The Rev. Joseph Darby, vice president of the Charleston NAACP, has said in reports that it is correct for the Bowl Championship Series and the NCAA to consider the matter because of the number of African Americans in college sports. Many believe the Confederate flag, flown throughout the South as a supposed historical and cultural symbol, in fact represents slavery, racism and oppression.


With all due respect to the good reverend, he’s wrong. The focus, however well intended, is mis-directed.

The NCAA has no business sticking its nose into the issue of state’s rights. No matter how jackass the decision, if the people of South Carolina want to fly the flag of a short-lived, unrecognized, racist state then that is their prerogative.

The Big Brother of intercollegiate athletics is not breaking any new ground. In 1991 the NFL paved the way by pulling the Super Bowl from the new home of the Cardinals because Arizona at the time did not recognize Martin Luther King Jr. Day as a state holiday. The NCAA got involved nine years later when it began an economic boycott of South Carolina because the Confederate flag was being flown from the capitol dome. The flag was moved a short time later to a Confederate monument on state grounds, where it remains, and in 2001 the NCAA announced a two-year moratorium on awarding post-season events. That ban continues.

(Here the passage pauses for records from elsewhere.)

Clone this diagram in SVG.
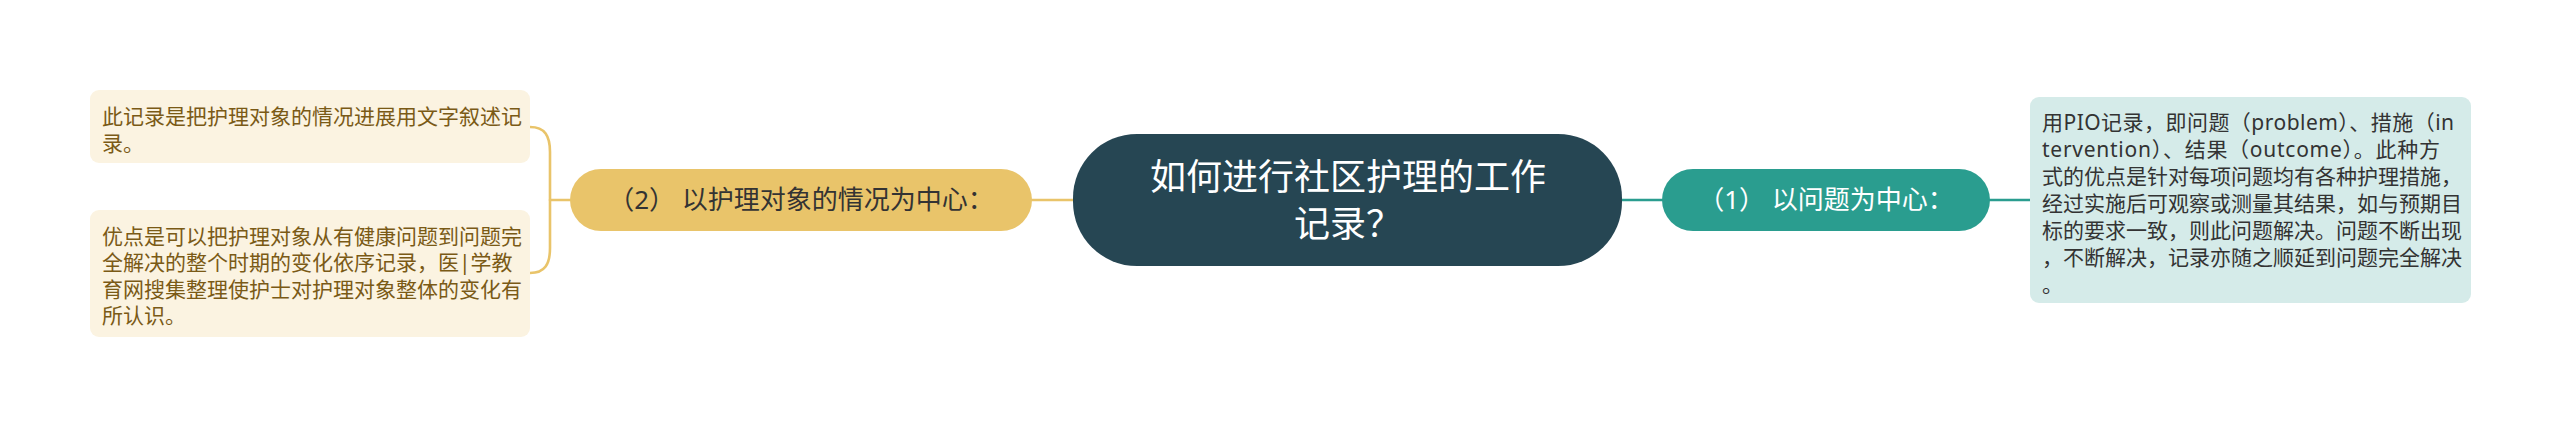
<svg xmlns="http://www.w3.org/2000/svg" width="2560" height="428" viewBox="0 0 2560 428">
<style>
  text { font-family: "Noto Sans", "Noto Sans CJK SC", sans-serif; }
  .conn { fill: none; stroke-width: 2.6; stroke-linecap: round; }
  .yel { stroke: #E9C46A; }
  .teal { stroke: #2A9D8F; }
  .center-t { font-size: 36px; fill: #ffffff; text-anchor: middle; }
  .branch-t { font-size: 26px; text-anchor: middle; }
  .leaf-l { font-size: 21px; fill: #7a5a16; }
  .leaf-r { font-size: 21px; fill: #333333; }
</style>
<rect width="2560" height="428" fill="#ffffff"/>
<g id="connectors">
  <line class="conn yel" x1="1032" y1="200" x2="1074" y2="200"/>
  <path class="conn yel" d="M570,200 H550"/>
  <path class="conn yel" d="M530,127 C545,127 550,136 550,152 L550,248 C550,264 545,273 530,273"/>
  <line class="conn teal" x1="1620" y1="200" x2="1662" y2="200"/>
  <line class="conn teal" x1="1990" y1="200" x2="2030" y2="200"/>
</g>
<g id="center">
  <rect x="1073" y="134" width="549" height="132" rx="64" fill="#264653"/>
  <text class="center-t" x="1348" y="190">如何进行社区护理的工作</text>
  <text class="center-t" x="1348" y="237">记录？</text>
</g>
<g id="branch2">
  <rect x="570" y="169" width="462" height="62" rx="31" fill="#E9C46A"/>
  <text class="branch-t" x="801" y="209" fill="#333333">（2） 以护理对象的情况为中心：</text>
</g>
<g id="branch1">
  <rect x="1662" y="169" width="328" height="62" rx="31" fill="#2A9D8F"/>
  <text class="branch-t" x="1826" y="209" fill="#ffffff">（1） 以问题为中心：</text>
</g>
<g id="leaf2a">
  <rect x="90" y="90" width="440" height="73" rx="9" fill="#FBF3E1"/>
  <text class="leaf-l" x="102" y="123.5">此记录是把护理对象的情况进展用文字叙述记</text>
  <text class="leaf-l" x="102" y="150.5">录。</text>
</g>
<g id="leaf2b">
  <rect x="90" y="210" width="440" height="127" rx="9" fill="#FBF3E1"/>
  <text class="leaf-l" x="102" y="243.5">优点是可以把护理对象从有健康问题到问题完</text>
  <text class="leaf-l" x="102" y="270">全解决的整个时期的变化依序记录，医|学教</text>
  <text class="leaf-l" x="102" y="296.5">育网搜集整理使护士对护理对象整体的变化有</text>
  <text class="leaf-l" x="102" y="323">所认识。</text>
</g>
<g id="leaf1">
  <rect x="2030" y="97" width="441" height="206" rx="9" fill="#D5EBE9"/>
  <text class="leaf-r" x="2042" y="129.5" textLength="412" lengthAdjust="spacing">用PIO记录，即问题（problem）、措施（in</text>
  <text class="leaf-r" x="2042" y="156.5" textLength="398" lengthAdjust="spacing">tervention）、结果（outcome）。此种方</text>
  <text class="leaf-r" x="2042" y="183.5">式的优点是针对每项问题均有各种护理措施，</text>
  <text class="leaf-r" x="2042" y="210.5">经过实施后可观察或测量其结果，如与预期目</text>
  <text class="leaf-r" x="2042" y="237.5">标的要求一致，则此问题解决。问题不断出现</text>
  <text class="leaf-r" x="2042" y="264.5">，不断解决，记录亦随之顺延到问题完全解决</text>
  <text class="leaf-r" x="2042" y="291.5">。</text>
</g>
</svg>
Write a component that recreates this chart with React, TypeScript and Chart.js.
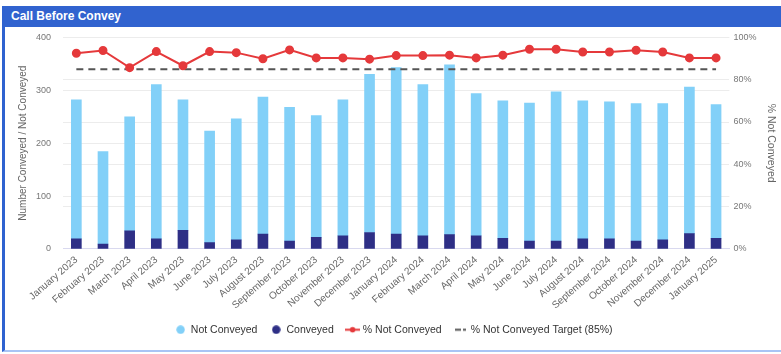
import React, { useEffect, useRef } from "react";
import { Chart, registerables } from "chart.js";

Chart.register(...registerables);

const months = [
  "January 2023", "February 2023", "March 2023", "April 2023", "May 2023", "June 2023",
  "July 2023", "August 2023", "September 2023", "October 2023", "November 2023", "December 2023",
  "January 2024", "February 2024", "March 2024", "April 2024", "May 2024", "June 2024",
  "July 2024", "August 2024", "September 2024", "October 2024", "November 2024", "December 2024",
  "January 2025",
];

const conveyed = [19, 9, 34, 19, 35, 12, 17, 28, 15, 22, 25, 31, 28, 25, 27, 25, 20, 15, 15, 19, 19, 15, 17, 29, 20];
const notConveyed = [263, 175, 216, 292, 247, 211, 229, 259, 253, 230, 257, 299, 315, 286, 321, 269, 260, 261, 282, 261, 259, 260, 258, 277, 253];
const pctNotConveyed = [92.5, 93.8, 85.7, 93.3, 86.6, 93.3, 92.8, 89.9, 94.1, 90.3, 90.3, 89.7, 91.4, 91.4, 91.6, 90.3, 91.6, 94.4, 94.4, 93.1, 93.1, 93.9, 93.1, 90.3, 90.3];
const targetPct = months.map(() => 85);

const leftTicks = [0, 100, 200, 300, 400];
const rightTicks = [0, 20, 40, 60, 80, 100];

const FONT = "'Liberation Sans', Arial, sans-serif";
const LIGHT = "#82d0f8";
const DARK = "#2e2f86";
const RED = "#e5393b";
const GREY = "#555555";

function makeIcon(kind: string): HTMLCanvasElement {
  const c = document.createElement("canvas");
  const w = kind === "line" ? 15 : kind === "dash" ? 11 : 9;
  c.width = w;
  c.height = 9;
  const g = c.getContext("2d")!;
  if (kind === "light" || kind === "dark") {
    g.fillStyle = kind === "light" ? LIGHT : DARK;
    g.beginPath();
    g.arc(4.5, 4.5, 4.2, 0, Math.PI * 2);
    g.fill();
  } else if (kind === "line") {
    g.strokeStyle = RED;
    g.lineWidth = 2;
    g.beginPath();
    g.moveTo(0, 4.5);
    g.lineTo(15, 4.5);
    g.stroke();
    g.fillStyle = RED;
    g.beginPath();
    g.arc(7.5, 4.5, 2.8, 0, Math.PI * 2);
    g.fill();
  } else {
    g.fillStyle = GREY;
    g.fillRect(0, 3.5, 6, 2);
    g.fillRect(8, 3.5, 3, 2);
  }
  return c;
}

export default function App() {
  const ref = useRef<HTMLCanvasElement | null>(null);

  useEffect(() => {
    if (!ref.current) return;
    const icons = [makeIcon("dark"), makeIcon("light"), makeIcon("line"), makeIcon("dash")];
    const rank = [1, 0, 2, 3];
    const chart = new Chart(ref.current, {
      type: "bar",
      data: {
        labels: months,
        datasets: [
          {
            type: "bar",
            label: "Conveyed",
            data: conveyed,
            backgroundColor: DARK,
            yAxisID: "y",
            stack: "s",
            barThickness: 10,
            order: 1,
          },
          {
            type: "bar",
            label: "Not Conveyed",
            data: notConveyed,
            backgroundColor: LIGHT,
            yAxisID: "y",
            stack: "s",
            barThickness: 10,
            order: 1,
          },
          {
            type: "line",
            label: "% Not Conveyed",
            data: pctNotConveyed,
            borderColor: RED,
            backgroundColor: RED,
            borderWidth: 2,
            pointRadius: 3.5,
            pointBackgroundColor: RED,
            pointBorderColor: RED,
            yAxisID: "y1",
            tension: 0,
            order: 0,
          },
          {
            type: "line",
            label: "% Not Conveyed Target (85%)",
            data: targetPct,
            borderColor: GREY,
            backgroundColor: GREY,
            borderWidth: 2,
            borderDash: [7, 5],
            pointRadius: 0,
            yAxisID: "y1",
            order: 0,
          },
        ],
      },
      options: {
        responsive: false,
        animation: false,
        maintainAspectRatio: false,
        layout: { padding: { left: 5, right: 0, top: 0, bottom: 4 } },
        plugins: {
          tooltip: { enabled: false },
          legend: {
            position: "bottom",
            labels: {
              usePointStyle: true,
              pointStyleWidth: 10,
              boxHeight: 9,
              padding: 8,
              color: "#333",
              font: { family: FONT, size: 10.5 },
              sort: (a: any, b: any) => rank[a.datasetIndex] - rank[b.datasetIndex],
              generateLabels: (ch: any) =>
                ch.data.datasets.map((ds: any, i: number) => ({
                  text: ds.label + "  ",
                  fillStyle: ds.backgroundColor,
                  strokeStyle: ds.backgroundColor,
                  lineWidth: 0,
                  pointStyle: icons[i],
                  hidden: false,
                  datasetIndex: i,
                  fontColor: "#333",
                })),
            },
          },
        },
        scales: {
          x: {
            stacked: true,
            grid: { display: false, drawTicks: false },
            border: { color: "#d9d9ef" },
            ticks: {
              color: "#666",
              font: { family: FONT, size: 10 },
              padding: 5,
              minRotation: 41,
              maxRotation: 41,
              autoSkip: false,
            },
          },
          y: {
            stacked: true,
            position: "left",
            min: 0,
            max: 400,
            afterBuildTicks: (axis: any) => {
              axis.ticks = leftTicks.map((v) => ({ value: v }));
            },
            grid: { color: "#ececec", drawTicks: true, tickLength: 9, tickColor: "rgba(0,0,0,0)" },
            border: { display: false },
            ticks: { color: "#777", font: { family: FONT, size: 9 }, padding: 3 },
            title: {
              display: true,
              text: "Number Conveyed / Not Conveyed",
              color: "#666",
              font: { family: FONT, size: 10 },
            },
          },
          y1: {
            position: "right",
            min: 0,
            max: 100,
            afterBuildTicks: (axis: any) => {
              axis.ticks = rightTicks.map((v) => ({ value: v }));
            },
            grid: { color: "#ececec", drawOnChartArea: true, drawTicks: false },
            border: { display: false },
            ticks: {
              color: "#777",
              font: { family: FONT, size: 9 },
              padding: 4,
              callback: (v: any) => v + "%",
            },
            title: {
              display: true,
              text: "% Not Conveyed",
              color: "#666",
              font: { family: FONT, size: 10.5 },
            },
          },
        },
      },
    } as any);
    return () => chart.destroy();
  }, []);

  return (
    <div style={{ position: "fixed", left: 0, top: 0, width: 781, height: 354, background: "#fff", overflow: "hidden" }}>
      <div
        style={{
          position: "absolute",
          left: 2,
          top: 6,
          width: 779,
          height: 346,
          boxSizing: "border-box",
          borderLeft: "3px solid #2f62d0",
          borderBottom: "2px solid #a9c4f5",
          background: "#fff",
        }}
      >
        <div
          style={{
            height: 21,
            background: "#3163cf",
            color: "#fff",
            fontFamily: FONT,
            fontWeight: "bold",
            fontSize: 12,
            lineHeight: "21px",
            paddingLeft: 6,
          }}
        >
          Call Before Convey
        </div>
        <canvas ref={ref} width={773} height={321} style={{ position: "absolute", left: 3, top: 22, display: "block" }} />
      </div>
    </div>
  );
}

As surprising as it may seem that South Carolina would embrace the legacy of a nation that went to war to keep people in bondage, they are not alone. Texas celebrates Confederate Heroes Day on the birthday of Robert E. Lee, Alabama celebrates Lee’s birthday by itself, and Confederate Memorial Day is recognized in every former Confederate state except Missouri. It just seems that South Carolina has been ground zero for the debate.

In 2000, the state became the last member of the union to make Martin Luther King Jr. Day a paid holiday for all state employees. Like all political action, a compromise was in order. Supporters got their holiday and detractors got the right to honor the death of Gen. Stonewall Jackson and the capture of Confederate President Jefferson Davis.

The Rev. Darby is correct about one thing. The issue is about respect.

The State of South Carolina, and other like-minded areas, needs to respect the legacy of those who suffered under that flag by retiring it as a symbol.


If pressure needs to be applied in South Carolina, it has to come from a place that really matters - South Carolina. In an area where college football is king, there would no better engine of change than to have Steve Spurrier, his staff and players lead the way by saying enough is enough. A march across the campus or a signed petition by everyone involved with the team could be enough to bury the issue.

And if the NCAA insists on getting involved in social issues, its time would be better spent trying to open opportunities for minorities and women into position of authority in coaching and administration

South Carolina won’t listen to a bunch of Yankee carpet baggers. It will only listen to one of its own, if only someone is brave enough to show them the way.

The NCAA couldn’t lead a sailor to a brothel.